2. To the best knowledge of such counsel, the Selling Stockholder has all
requisite power and authority, and all necessary consents, approvals,
authorizations, orders, registrations, filings, qualifications, licenses and
permits of and from all courts and all public, governmental or regulatory
agencies and bodies, as required for the execution, delivery and performance of
this Agreement, the Power of Attorney and the Custody Agreement and the
consummation of the transactions contemplated hereby and thereby, except for (A)
such as may be required under state securities or Blue Sky laws in connection
with the purchase and distribution of the Shares by the Underwriters, as to
which counsel need express no opinion and (B) such as have been made or obtained
under the Act.
3. Upon the delivery of and payment for the Option Shares to be sold by
the Selling Stockholder pursuant to the Agreement, you will receive good, valid
and marketable title to the Option Shares purchased from the Selling
Stockholder, free and clear of all liens, encumbrances, claims, security
interests, restrictions on transfer, stockholders' agreements, voting trusts and
other defects in title created by or known to the Selling Stockholder.

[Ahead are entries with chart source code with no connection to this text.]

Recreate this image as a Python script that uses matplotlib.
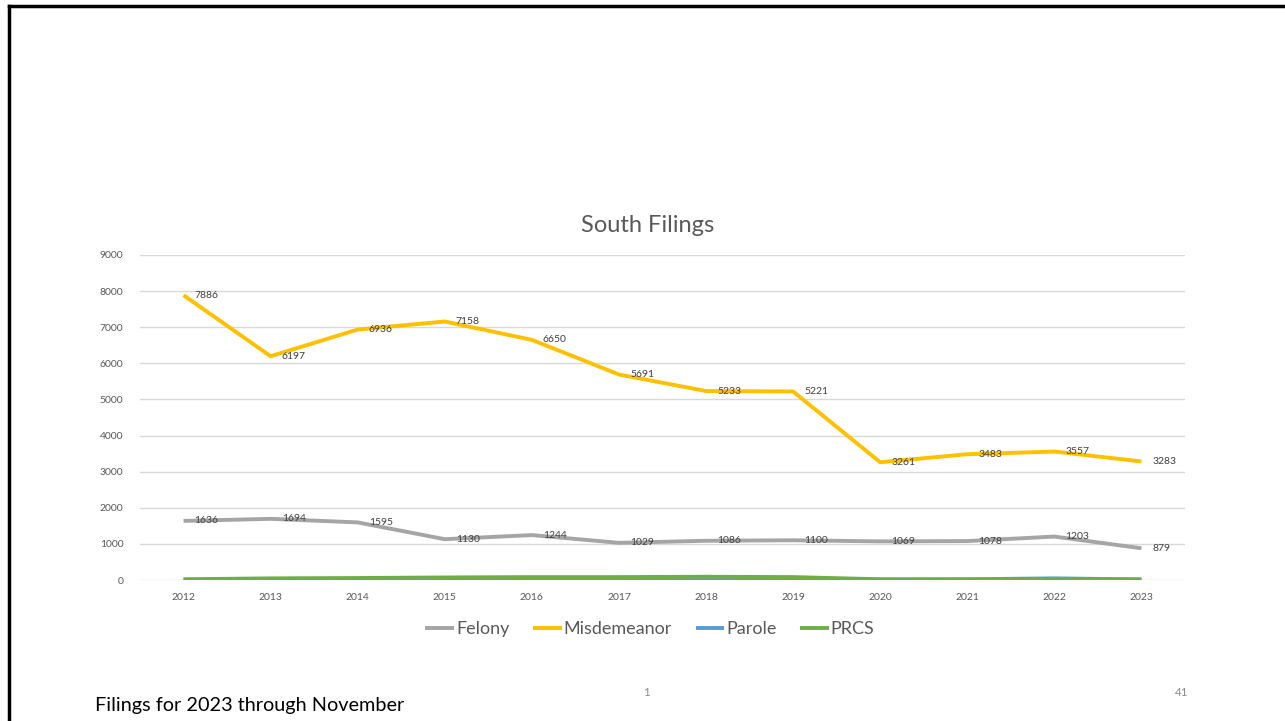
import matplotlib
matplotlib.use("Agg")
import matplotlib.pyplot as plt
from matplotlib.lines import Line2D

years = ["2012", "2013", "2014", "2015", "2016", "2017", "2018", "2019", "2020", "2021", "2022", "2023"]
felony = [1636, 1694, 1595, 1130, 1244, 1029, 1086, 1100, 1069, 1078, 1203, 879]
misdemeanor = [7886, 6197, 6936, 7158, 6650, 5691, 5233, 5221, 3261, 3483, 3557, 3283]
parole = [5, 10, 20, 25, 15, 20, 20, 15, 10, 20, 45, 15]
prcs = [20, 45, 55, 70, 80, 80, 90, 80, 20, 15, 20, 15]

FONT = ["Lato", "DejaVu Sans"]
plt.rcParams["font.family"] = FONT
GRAY = "#595959"

fig = plt.figure(figsize=(12.85, 7.21), dpi=100)
fig.patch.set_facecolor("white")

# slide border (left & top)
fig.add_artist(Line2D([9/1285, 9/1285], [0, 1 - 6/721], transform=fig.transFigure, color="black", lw=2.5))
fig.add_artist(Line2D([9/1285, 1], [1 - 6/721, 1 - 6/721], transform=fig.transFigure, color="black", lw=2.5))

ax = fig.add_axes([140/1285, 1 - 580/721, (1185 - 140)/1285, (580 - 255)/721])
x = list(range(len(years)))

series = [
    ("Felony", felony, "#A5A5A5", True),
    ("Misdemeanor", misdemeanor, "#FFC000", True),
    ("Parole", parole, "#5B9BD5", False),
    ("PRCS", prcs, "#70AD47", False),
]
for name, vals, col, lab in series:
    ax.plot(x, vals, color=col, lw=2.8, label=name, solid_capstyle="butt", zorder=3)
    if lab:
        for xi, v in zip(x, vals):
            ax.annotate(str(v), (xi, v), xytext=(8, 0), textcoords="offset points",
                        ha="left", va="center", fontsize=7.5, color="#404040", zorder=4)

ax.set_xlim(-0.5, len(years) - 0.5)
ax.set_ylim(0, 9000)
ax.set_yticks(range(0, 9001, 1000))
ax.set_xticks(x)
ax.set_xticklabels(years)
ax.tick_params(axis="both", length=0, labelsize=7.5, labelcolor=GRAY)
ax.tick_params(axis="y", pad=12)
ax.tick_params(axis="x", pad=9)
ax.grid(axis="y", color="#D9D9D9", lw=1)
ax.set_axisbelow(True)
for s in ax.spines.values():
    s.set_visible(False)

fig.text(648/1285, 1 - 225/721, "South Filings", ha="center", va="center", fontsize=17, color=GRAY)

leg = fig.legend(*ax.get_legend_handles_labels(), loc="center", bbox_to_anchor=(650/1285, 1 - 629/721),
                 ncol=4, frameon=False, fontsize=13, handlelength=1.6, handletextpad=0.1,
                 columnspacing=1.3, labelcolor=GRAY)

fig.text(647/1285, 1 - 693/721, "1", ha="center", va="center", fontsize=8.5, color="#8C8C8C")
fig.text(1182/1285, 1 - 692/721, "41", ha="center", va="center", fontsize=8.5, color="#8C8C8C")
fig.text(95/1285, 1 - 706/721, "Filings for 2023 through November", ha="left", va="center", fontsize=14.3, color="black")

fig.savefig("out.png", dpi=100)
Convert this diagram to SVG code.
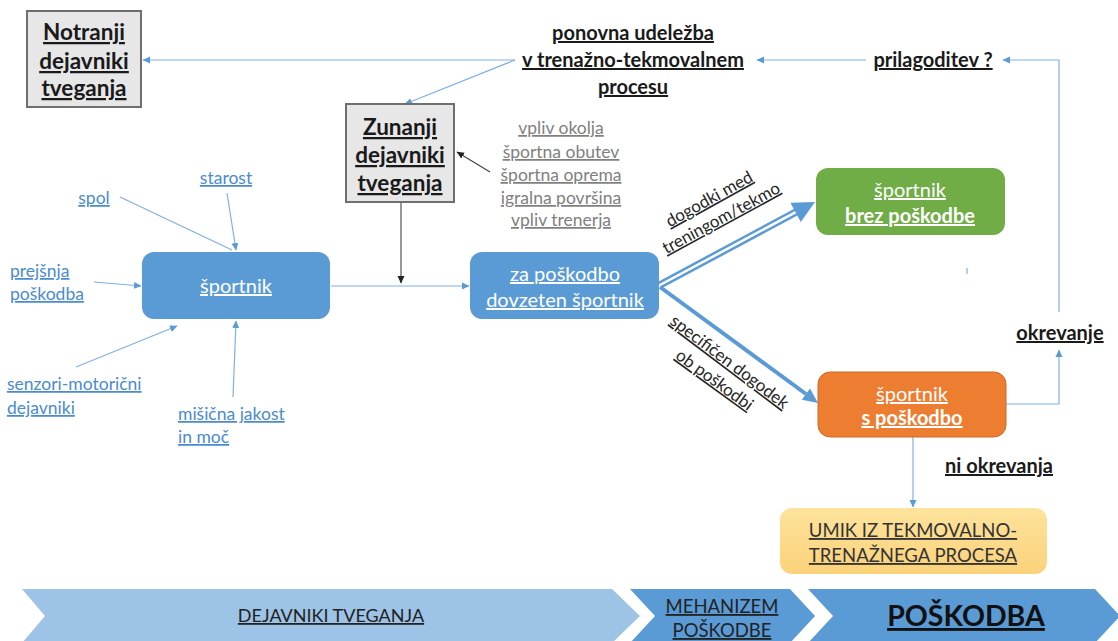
<svg xmlns="http://www.w3.org/2000/svg" width="1118" height="641" viewBox="0 0 1118 641">
<defs>
<style>
text{font-family:Lato,"Open Sans",sans-serif;text-decoration:underline;}
.bk{fill:#1a1a1a;font-weight:bold;}
.gr{fill:#7f7f7f;font-size:17.5px;}
.lb{fill:#4a8bd0;font-size:17.5px;}
.wh{fill:#ffffff;font-size:20px;}
.dk{fill:#262626;font-size:17px;}
.ln{fill:none;stroke:#80b0e2;stroke-width:1.2;}
.lnd{fill:none;stroke:#404040;stroke-width:1.1;}
</style>
<marker id="ab" markerUnits="userSpaceOnUse" markerWidth="8" markerHeight="8" viewBox="0 0 8 8" refX="7" refY="4" orient="auto"><path d="M0,0.5 L7.5,4 L0,7.5 Z" fill="#5b9bd5"/></marker>
<marker id="ad" markerUnits="userSpaceOnUse" markerWidth="8" markerHeight="8" viewBox="0 0 8 8" refX="7" refY="4" orient="auto"><path d="M0,0.5 L7.5,4 L0,7.5 Z" fill="#222"/></marker>
<linearGradient id="gy" x1="0" y1="0" x2="0" y2="1"><stop offset="0" stop-color="#fde39c"/><stop offset="1" stop-color="#fbd27a"/></linearGradient>
</defs>

<g id="connectors">
<path class="ln" d="M515,60 H143" marker-end="url(#ab)"/>
<path class="ln" d="M515,60 L405,104" marker-end="url(#ab)"/>
<path class="ln" d="M866,60 H757" marker-end="url(#ab)"/>
<path class="ln" d="M1059,312 V60 H1003" marker-end="url(#ab)"/>
<path class="ln" d="M1006,404 H1059 V350" marker-end="url(#ab)"/>
<path class="ln" d="M913,437 V507" marker-end="url(#ab)"/>
<path class="lnd" d="M401,202 V283" marker-end="url(#ad)"/>
<path class="lnd" d="M490,172 L457,152" marker-end="url(#ad)"/>
<path class="ln" d="M331,286 H469" marker-end="url(#ab)"/>
<path class="ln" d="M120,197 L232,250"/>
<path class="ln" d="M227,193 L236,250" marker-end="url(#ab)"/>
<path class="ln" d="M94,282 L141,286" marker-end="url(#ab)"/>
<path class="ln" d="M76,367 L177,326" marker-end="url(#ab)"/>
<path class="ln" d="M233,397 L236,321" marker-end="url(#ab)"/>
<path class="ln" d="M967,268 V274"/>
<!-- double arrow to green -->
<path d="M660,285 L797,211.5" fill="none" stroke="#5b9bd5" stroke-width="7.5"/>
<path d="M660,285 L799,210.4" fill="none" stroke="#ffffff" stroke-width="2.5"/>
<path d="M815,202 L800.8,222.1 L790.4,202.7 Z" fill="#5b9bd5"/>
<!-- thick arrow to orange -->
<path d="M660,287 L806,394" fill="none" stroke="#5b9bd5" stroke-width="4"/>
<path d="M818,403 L801.8,399.7 L810,388.5 Z" fill="#5b9bd5"/>
<g class="dk">
<text transform="translate(710,200.5) rotate(-29)" x="0" y="4" text-anchor="middle">dogodki med</text>
<text transform="translate(722,219.5) rotate(-28.5)" x="0" y="4" text-anchor="middle">treningom/tekmo</text>
<text transform="translate(728.6,363.2) rotate(37)" x="0" y="4" text-anchor="middle">specifičen dogodek</text>
<text transform="translate(713.6,381.2) rotate(36)" x="0" y="4" text-anchor="middle">ob poškodbi</text>
</g>
</g>

<g id="notranji">
<rect x="27" y="11" width="114" height="96" fill="#e7e7e7" stroke="#6f6f6f" stroke-width="2"/>
<text class="bk" font-size="22.5" x="84" y="40" text-anchor="middle">Notranji</text>
<text class="bk" font-size="22.5" x="84" y="69" text-anchor="middle">dejavniki</text>
<text class="bk" font-size="22.5" x="84" y="96" text-anchor="middle">tveganja</text>
</g>

<g id="ponovna">
<text class="bk" font-size="20" x="633" y="40" text-anchor="middle">ponovna udeležba</text>
<text class="bk" font-size="20" x="633" y="67" text-anchor="middle">v trenažno-tekmovalnem</text>
<text class="bk" font-size="20" x="633" y="94" text-anchor="middle">procesu</text>
</g>

<g id="prilagoditev">
<text class="bk" font-size="20" x="933" y="67" text-anchor="middle">prilagoditev ?</text>
</g>

<g id="zunanji">
<rect x="346" y="104" width="108" height="98" fill="#e7e7e7" stroke="#6f6f6f" stroke-width="2"/>
<text class="bk" font-size="22.5" x="400" y="135" text-anchor="middle">Zunanji</text>
<text class="bk" font-size="22.5" x="400" y="163" text-anchor="middle">dejavniki</text>
<text class="bk" font-size="22.5" x="400" y="191" text-anchor="middle">tveganja</text>
</g>

<g id="zunanji-list">
<text class="gr" x="561" y="134" text-anchor="middle">vpliv okolja</text>
<text class="gr" x="561" y="158" text-anchor="middle">športna obutev</text>
<text class="gr" x="561" y="181" text-anchor="middle">športna oprema</text>
<text class="gr" x="561" y="204" text-anchor="middle">igralna površina</text>
<text class="gr" x="561" y="226" text-anchor="middle">vpliv trenerja</text>
</g>

<g id="left-labels">
<text class="lb" x="226" y="184" text-anchor="middle">starost</text>
<text class="lb" x="94" y="204" text-anchor="middle">spol</text>
<text class="lb" x="10" y="277">prejšnja</text>
<text class="lb" x="10" y="300">poškodba</text>
<text class="lb" x="7" y="390">senzori-motorični</text>
<text class="lb" x="7" y="414">dejavniki</text>
<text class="lb" x="178" y="420">mišična jakost</text>
<text class="lb" x="178" y="443">in moč</text>
</g>

<g id="sportnik">
<rect x="142" y="252" width="188" height="67" rx="12" fill="#5b9bd5"/>
<text class="wh" x="236" y="293" text-anchor="middle">športnik</text>
</g>

<g id="dovzeten">
<rect x="470" y="252" width="189" height="67" rx="12" fill="#5b9bd5"/>
<text class="wh" x="565" y="281" text-anchor="middle">za poškodbo</text>
<text class="wh" x="565" y="307" text-anchor="middle">dovzeten športnik</text>
</g>

<g id="brez">
<rect x="816" y="168" width="189" height="67" rx="12" fill="#70ad47"/>
<text class="wh" x="910" y="197" text-anchor="middle">športnik</text>
<text class="wh" x="910" y="223" text-anchor="middle" font-weight="bold">brez poškodbe</text>
</g>

<g id="s-poskodbo">
<rect x="818" y="372" width="188" height="65" rx="12" fill="#ed7d31" stroke="#d06a25" stroke-width="1"/>
<text class="wh" x="912" y="401" text-anchor="middle">športnik</text>
<text class="wh" x="912" y="425" text-anchor="middle" font-weight="bold">s poškodbo</text>
</g>

<g id="okrevanje">
<text class="bk" font-size="20" x="1060" y="340" text-anchor="middle">okrevanje</text>
</g>

<g id="ni-okrevanja">
<text class="bk" font-size="20" x="999" y="473" text-anchor="middle">ni okrevanja</text>
</g>

<g id="umik">
<rect x="780" y="508" width="267" height="66" rx="12" fill="url(#gy)"/>
<text x="913" y="537" text-anchor="middle" font-size="18.5" fill="#333">UMIK IZ TEKMOVALNO-</text>
<text x="913" y="562" text-anchor="middle" font-size="18.5" fill="#333">TRENAŽNEGA PROCESA</text>
</g>

<g id="chevrons">
<path d="M22,589 L612,589 L640,616 L612,643 L22,643 L45,616 Z" fill="#9dc3e6"/>
<path d="M630,589 L790,589 L815,616 L790,643 L630,643 L655,616 Z" fill="#5b9bd5"/>
<path d="M808,589 L1095,589 L1120,616 L1095,643 L808,643 L833,616 Z" fill="#5b9bd5"/>
<text x="331" y="622" text-anchor="middle" font-size="18" fill="#222">DEJAVNIKI TVEGANJA</text>
<text x="722" y="613" text-anchor="middle" font-size="18.5" fill="#222">MEHANIZEM</text>
<text x="722" y="637" text-anchor="middle" font-size="18.5" fill="#222">POŠKODBE</text>
<text x="966" y="626" text-anchor="middle" font-size="28.5" font-weight="bold" fill="#111">POŠKODBA</text>
</g>
</svg>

4. The execution, delivery and performance of this Agreement, the Power
of Attorney and the Custody Agreement by the Selling Stockholder and the
consummation of the transactions contemplated hereby and thereby will not
violate or conflict with, to the best knowledge of such counsel, any judgment,
decree, order, statute, rule or regulation of any court or any public,
governmental or regulatory agency or body having jurisdiction over any of the
Selling Stockholder or any of their properties or assets.
5. The statements in the Prospectus under the caption "Principal and
Selling Stockholders," insofar as such statements constitute a summary of
matters referred to therein with respect to the Selling Stockholder, fairly
present the information with respect to such matters.